El contrato con Cardama adquirió ribetes más políticos que jurídicos.
Conviene examinarlo desde una perspectiva legal, prescindiendo de valoraciones partidarias.
Del contrato surgen con claridad dos obligaciones principales:
Cardama se comprometió a construir y entregar dos patrulleras oceánicas.
Uruguay asumió la obligación de pagar el precio convenido.
Hasta aquí, una relación bilateral clásica.
Sin embargo, el contrato incluye obligaciones accesorias, entre ellas la constitución de dos garantías: una para respaldar el adelanto del pago y otra de cumplimiento del contrato.

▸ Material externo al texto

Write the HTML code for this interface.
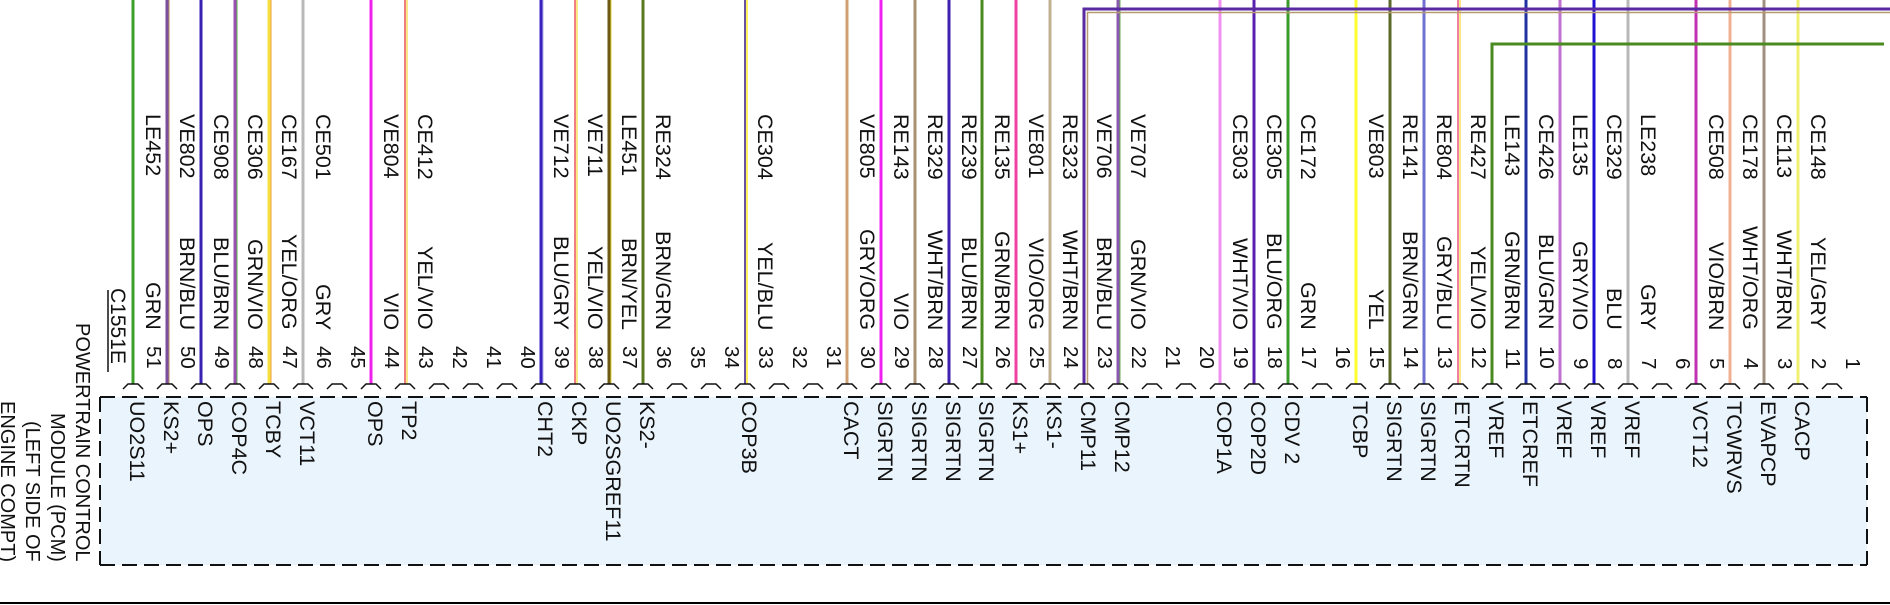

Un punto crucial —ignorado en el debate público— es que el contrato comienza a regir solo una vez cumplidas determinadas condiciones, entre ellas la aceptación de las garantías.
Ese acto jurídico ya ocurrió: Cardama presentó las garantías y el Estado uruguayo las aceptó expresamente. A partir de allí, se efectuaron pagos, se inició la construcción de las embarcaciones y se realizaron inspecciones.
En consecuencia, el contrato estaba en plena ejecución.
Posteriormente, una de las garantías venció. En lugar de exigir su renovación, el Estado decidió ejecutarla. Al hacerlo, encontró irregularidades: una dirección incorrecta y una entidad emisora en liquidación.
La reacción oficial fue doble:
a) formular una denuncia penal por estafa, y
b) anunciar la rescisión del contrato.
Sobre la denuncia penal, cabe cautela: sin conocer su contenido y fundamentos, no puede formularse una valoración seria.
No obstante, si la objeción radica en la aceptación previa de una garantía defectuosa, ello compromete al propio Estado.
Resulta jurídicamente discutible rescindir un contrato alegando la invalidez de una garantía ya aceptada.
En materia contractual, las obligaciones asumidas por el Estado trascienden los cambios de gobierno: la persona jurídica es la misma. La aceptación de la garantía por parte de una administración anterior obliga a la siguiente, salvo prueba de dolo o fraude.
Invocar el error propio como causal de rescisión vulnera el principio de buena fe contractual.
Nuestra jurisprudencia es pacífica en cuanto a que un incumplimiento accesorio —como la caducidad o defectuosa constitución de una garantía— no habilita por sí solo a resolver un contrato en ejecución.
El contrato prevé una cláusula de mora automática de redacción ambigua. Rige para los atrasos del Estado. Solo en una mención secundaria la extiende a ambas partes. La doctrina y la jurisprudencia limitan severamente este tipo de cláusulas: solo procede la resolución inmediata cuando el incumplimiento es grave, esencial y contrario a la buena fe.
Ninguna de esas condiciones parece configurarse.
El Estado debió intimar al contratista a sustituir la garantía antes de declarar la rescisión. No hacerlo expone al pais a un juicio millonario por daños y perjuicios.
Más grave es desconocer el principio general del derecho según el cual “venire contra factum proprium non valet” —no se puede ir contra los propios actos—. Este principio, recogido en el artículo 1291 del CC, viene de la buena fe en la ejecución contractual.
Aceptar la garantía, liberar pagos y luego desconocerla constituye un acto de mala fe. Es la negación del acto jurídico propio que habilitó la ejecución del contrato.
Ello muestra una falta de prudencia institucional.
Se actuó con precipitación —conferencia de prensa, denuncia penal, anuncio de rescisión— sin agotar las vías jurídicas previas.
Parece un accionar mas político que de defensa jurídica del interés nacional.
La advertencia, atribuida a Napoleón —“vísteme despacio que estoy apurado”— parece haber sido ignorada.
El resultado será otro litigio internacional largo y costoso, que terminará resolviéndose bajo otro gobierno, con cargo al erario público. Mientras tanto las responsabilidades se diluirán en el debate político y los costos los pagarán los mismos de siempre: los contribuyentes uruguayos.